Пытаясь проследить судьбу Олега, я всё время чувствовал, что не знаменитый камень с надписью Глеба, а таманский город Тмуторокан оказывается для меня камнем преткновения. Уж очень далёк он был от Чернигова! То, что представляется простым и близким на крупномасштабной карте, в реальности оборачивается огромными пространствами степей, изрезанных речными поймами, бесчисленными балками и лощинами, грядами холмов — всем тем, что делает невозможным прямой путь и растягивает его на недели, обставляя множеством трудностей. А ведь надо было ещё огибать Азовское море! Бежать в таманский Тмуторокан было можно, но вот выбираться оттуда… Невероятность похода сыновей Святослава из таманского Тмуторокана становилась особенно наглядной, если сопоставить такой маршрут с обычным набегом половцев на южную Русь и с ответными операциями русских князей.
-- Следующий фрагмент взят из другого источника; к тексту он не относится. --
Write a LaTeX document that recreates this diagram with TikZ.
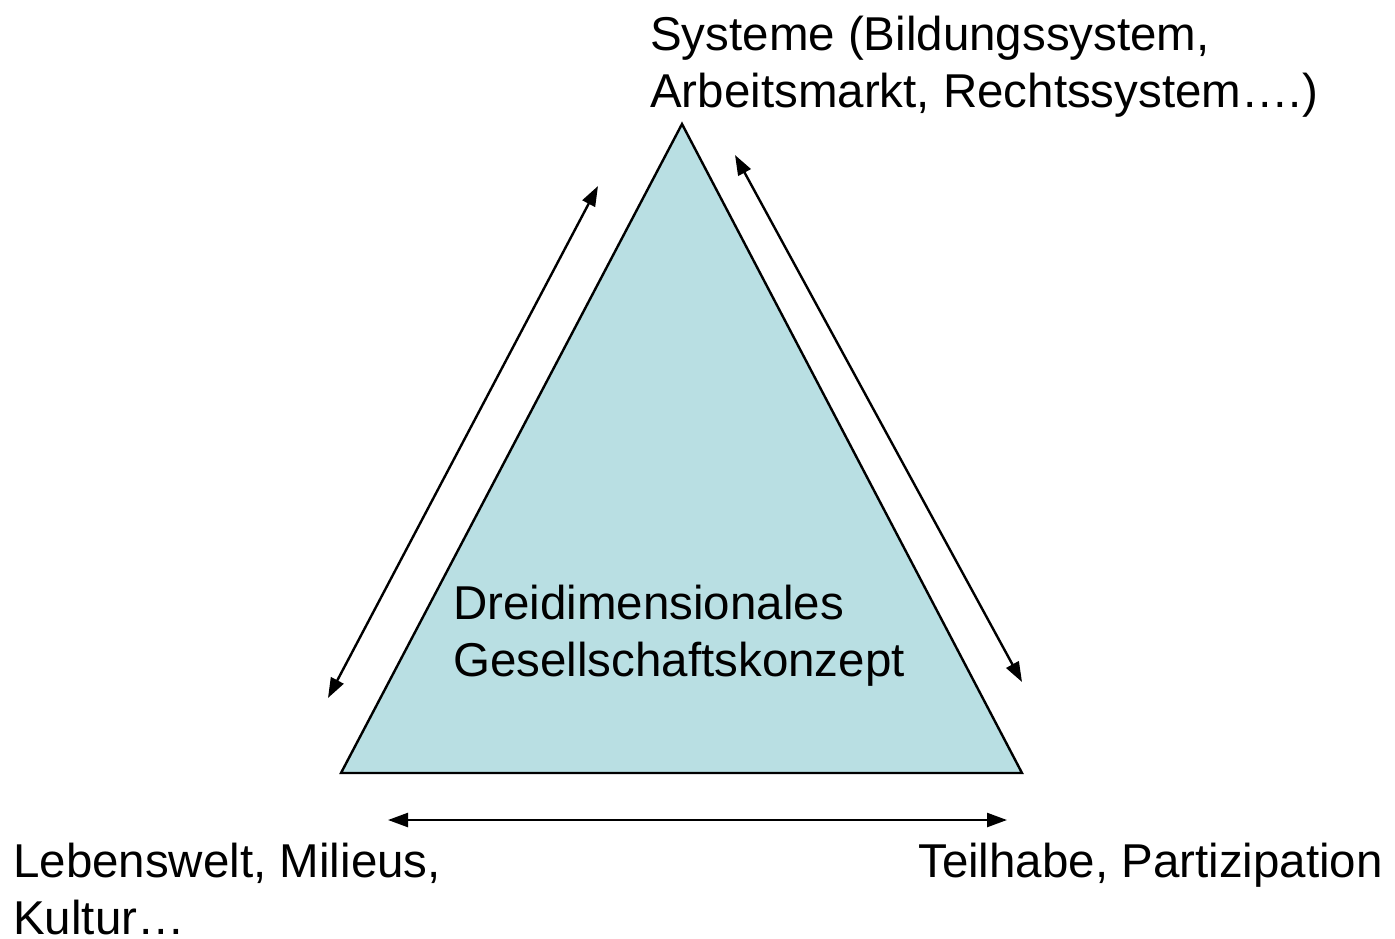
\documentclass[tikz,border=0pt]{standalone}
\usepackage{fontspec}
\setmainfont{Liberation Sans}
\usetikzlibrary{arrows.meta}
\definecolor{trifill}{RGB}{185,223,227}
\tikzset{
  lbl/.style={inner sep=0pt, anchor=base west, align=left, font=\fontsize{47.5}{57}\selectfont},
  edge/.style={line width=2.4pt, black},
  dbl/.style={line width=2.4pt, {Triangle[length=20pt,width=14pt]}-{Triangle[length=20pt,width=14pt]}}
}
\begin{document}
\begin{tikzpicture}[x=1pt,y=-1pt]
\useasboundingbox (0,0) rectangle (1395,938);
% triangle corners
\coordinate (top) at (682,124);
\coordinate (bl) at (341,773);
\coordinate (br) at (1022,773);
\filldraw[edge, fill=trifill, line join=miter] (top) -- (bl) -- (br) -- cycle;
% labels (anchor = baseline of last line)
\node[lbl] (sys) at (650,107) {Systeme (Bildungssystem,\\Arbeitsmarkt, Rechtssystem….)};
\node[lbl] (center) at (453,676) {Dreidimensionales\\Gesellschaftskonzept};
\node[lbl] (leb) at (13,934) {Lebenswelt, Milieus,\\Kultur…};
\node[lbl] (teil) at (918,877) {Teilhabe, Partizipation};
% arrow ends
\coordinate (la1) at (328,698);
\coordinate (la2) at (598,186);
\coordinate (ra1) at (735,155);
\coordinate (ra2) at (1022,682);
\coordinate (ba1) at (388,820);
\coordinate (ba2) at (1007,820);
\draw[dbl] (la1) -- (la2);
\draw[dbl] (ra1) -- (ra2);
\draw[dbl] (ba1) -- (ba2);
\end{tikzpicture}
\end{document}
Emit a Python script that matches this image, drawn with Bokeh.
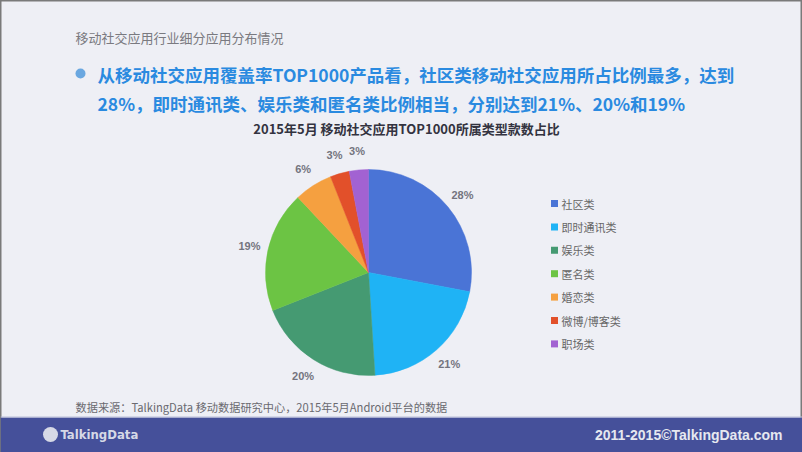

Между тем, если верить летописям, Тмуторокан всегда тянул к Чернигову. В 1064–1065 годах, когда в Тмуторокане княжил Глеб Святославич, этот город захватил его двоюродный брат Ростислав Владимирович, приведший новгородцев. Позднее один из них, Порей, погиб в 1078 году во время битвы на Сожице. Святослав тогда отправился в Тмуторокан и снова посадил Глеба, в то время как Ростислав «отступил из города, не желая воевать со своим дядей». Но когда Святослав ушёл, он снова выгнал Глеба, и тот вернулся к отцу в Чернигов. Другими словами, город этот оказывается в относительной близости от Чернигова, а его название можно понять как «город десяти тысяч торков», или «город хана десяти тысяч торков», (7, 202) расположенный где-то в бассейне Дона, может быть — в верховьях Донца, на границе степи и лесостепи, где обычно помещают этимологически схожий с ним «город Шарукана».
Была ещё одна возможность попытаться определить местоположение Тмуторокана.
В летописи сразу же за указанием, что козаре увезли Олега в заточение в Царьград, а Всеволод послал в Тмуторокан своего посадника Ратибора, следует фраза: «Заратишася торцы переяславьскии на Русь». Какие торки? Те самые, что дали имя этому загадочному городу, ставшему последним оплотом для сыновей Святослава? Во всяком случае, то были торки, восставшие против Всеволода, почему усмирять их он послал не кого-либо из сыновей покойного Изяслава, а своего сына Владимира Мономаха. Если исходить из принципа расселения торков, берендеев и прочих «чёрных клобуков» по пограничным городам для обороны от кочевников, искать переяславских торков следует на стыке восточных границ Черниговского и Переяславского княжеств. И это не всё.
Такой же загадкой, как «тьмутороканьский блъванъ», для исследователей «Слова…» оставались хины. Их искали среди прибалтийских язычников, находили в остатках гуннов на Дунае, среди неведомых народов, появлявшихся с востока из степей. Л.Н. Гумилёв утверждал, что «хиновъскыя стрелкы» — стрелы чжурчженей, а само название «хины» — название Китая, перешедшее на монголов…
Но теперь оказывалось, что хины упомянуты в одном из отрывков Бояна, другими словами идут из большей древности, чем конец XII века.
Хины — гунны?
Разгадку, достаточно обоснованно, нашёл И.Г. Добродомов, один из немногих филологов-ориенталистов, активно изучающий «Слово…». Специально проведённое исследование позволило ему выступить с утверждением, что хинами называли исключительно восточных половцев, занимавших степи Подонья и находившихся под властью Шаруканидов, потомков того самого Шарукана, которого пленил в своё время Святослав Ярославич. Определение востоковеда относилось к ситуации второй половины XII века. Если вспомнить, что после пленения Святославом Шарукана вплоть до 1079 года половцы не воевали с Русью, то столь прочный мир, как я уже говорил, может быть объяснён только крепкими родственными и дружескими связями. Для половцев-хинов Шарукана и его сыновей владения Святослава и его сыновей были, по-видимому, неприкосновенны. Вот почему смерть Романа от рук их собратьев и последующее заточение Олега должны были вызвать «буйство хинови».